No publicly confirmed collision, water cannon attack, radar targeting event, or close-approach incident was reported during this specific window. The absence of a major incident does not mean the pressure stopped. It means the week’s confirmed public record points more to sustained presence and diplomatic positioning than to a fresh kinetic maritime confrontation.

Weather and Sea Conditions

PAGASA reported that Tropical Storm Domeng entered or was being monitored inside the Philippine Area of Responsibility on 29 May. PAGASA’s weekly outlook issued at noon on 29 May said Domeng’s trough and southwesterly windflow would bring scattered rains and thunderstorms across several regions, including Palawan and parts of the Visayas and Mindanao (PAGASA, 2026a; PAGASA, 2026b).

PAGASA later announced the start of the Southwest Monsoon on 30 May, based on southwesterly winds observed over the western section of the country in the preceding days. That is relevant to this SITREP because the observed pattern developed during the reporting window (PAGASA, 2026c).

Seismic and Geophysical Activity

PHIVOLCS recorded several minor earthquakes during the period, including a 27 May tectonic event in Davao del Norte and a 29 May magnitude 3.8 event west-northwest of Zambales. No public reporting linked these events to West Philippine Sea maritime operations (PHIVOLCS, 2026a; PHIVOLCS, 2026b).

Assessment

The week showed the normal operating shape of the West Philippine Sea dispute in 2026: not constant crisis, but constant pressure. Chinese vessels remained present around key features while the Philippines continued building external defense and maritime partnerships with Japan and Vietnam.

The most important development was diplomatic and structural, not tactical. The Japan-Philippines move toward classified military information protection points to deeper long-term defense cooperation. That matters because the West Philippine Sea contest is no longer only about single incidents at sea. It is about endurance, surveillance, access, logistics, and whether the Philippines can keep lawful presence in its own maritime zones despite sustained coercive pressure.

References

ABS-CBN News. (2026, May 26). AFP: 36 Chinese coast guard, naval ships monitored in WPS in past week.

Associated Press. (2026, April 9). Philippines opens key coast guard base in the disputed South China Sea.

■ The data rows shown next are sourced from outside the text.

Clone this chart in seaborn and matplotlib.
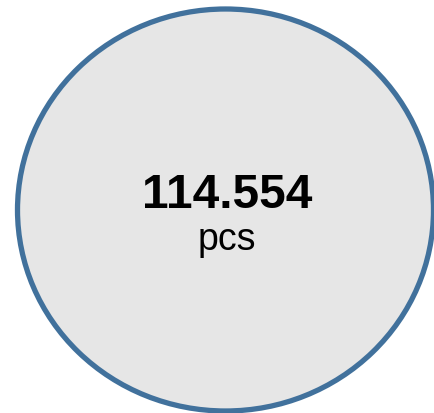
import matplotlib
matplotlib.use("Agg")
import matplotlib.pyplot as plt
from matplotlib.patches import Ellipse
import seaborn as sns

# KPI bubble data
value = 114.554
value_label = "114.554"
unit = "pcs"

fill_color = "#e6e6e6"
edge_color = "#41719c"

sns.set_theme(style="white")
plt.rcParams['font.family'] = ['Liberation Sans', 'DejaVu Sans']

fig = plt.figure(figsize=(4.34, 4.14), dpi=100)
ax = fig.add_axes([0, 0, 1, 1])
ax.set_xlim(0, 434)
ax.set_ylim(414, 0)
ax.axis('off')

bubble = Ellipse((225.5, 211), width=416, height=402,
                 facecolor=fill_color, edgecolor=edge_color, linewidth=3.8)
ax.add_patch(bubble)

ax.text(227.5, 208, value_label, ha='center', va='baseline',
        fontsize=34.5, fontweight='bold', color='black')
ax.text(227, 250, unit, ha='center', va='baseline',
        fontsize=27, color='black')

fig.savefig('out.png', dpi=100)
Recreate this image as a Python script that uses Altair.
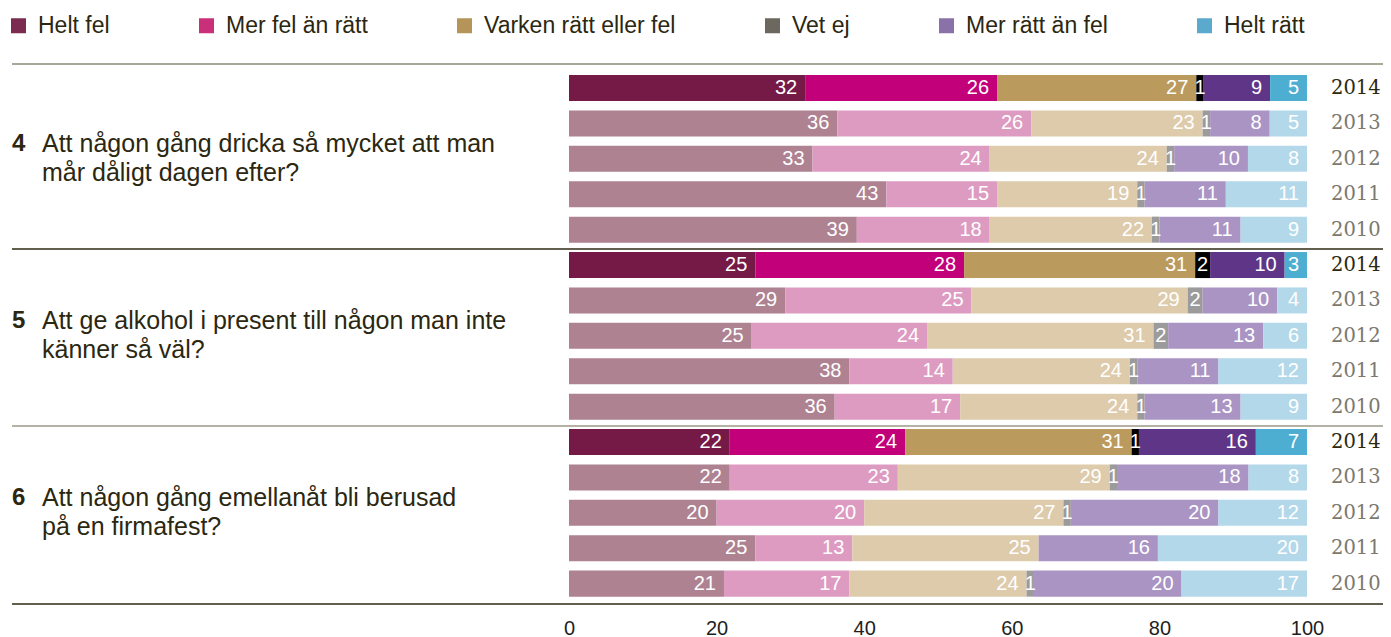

PAGASA. (2026, May 29). Weekly Weather Outlook, 29 May–05 June 2026.

PAGASA. (2026, May 30). Tropical Cyclone Severe Weather Bulletin: Domeng.

PAGASA. (2026, May 30). Start of Southwest Monsoon.

PHIVOLCS. (2026, May 27). Earthquake information: Santo Tomas, Davao del Norte.

PHIVOLCS. (2026, May 29). Earthquake information: west-northwest of Zambales.

Philippine News Agency. (2026, May 6). 62 Chinese naval, coast guard craft sighted in WPS in April.

Philippine News Agency. (2026, May 12). 35 Chinese vessels swarm 4 key West PH Sea features.

Presidential Communications Office. (2026, May 28). The Philippines-Japan Joint Statement on the Elevation to a Comprehensive Strategic Partnership.

Reuters. (2026a, May 28). Japan, Philippines to discuss information sharing pact to ease arms exports.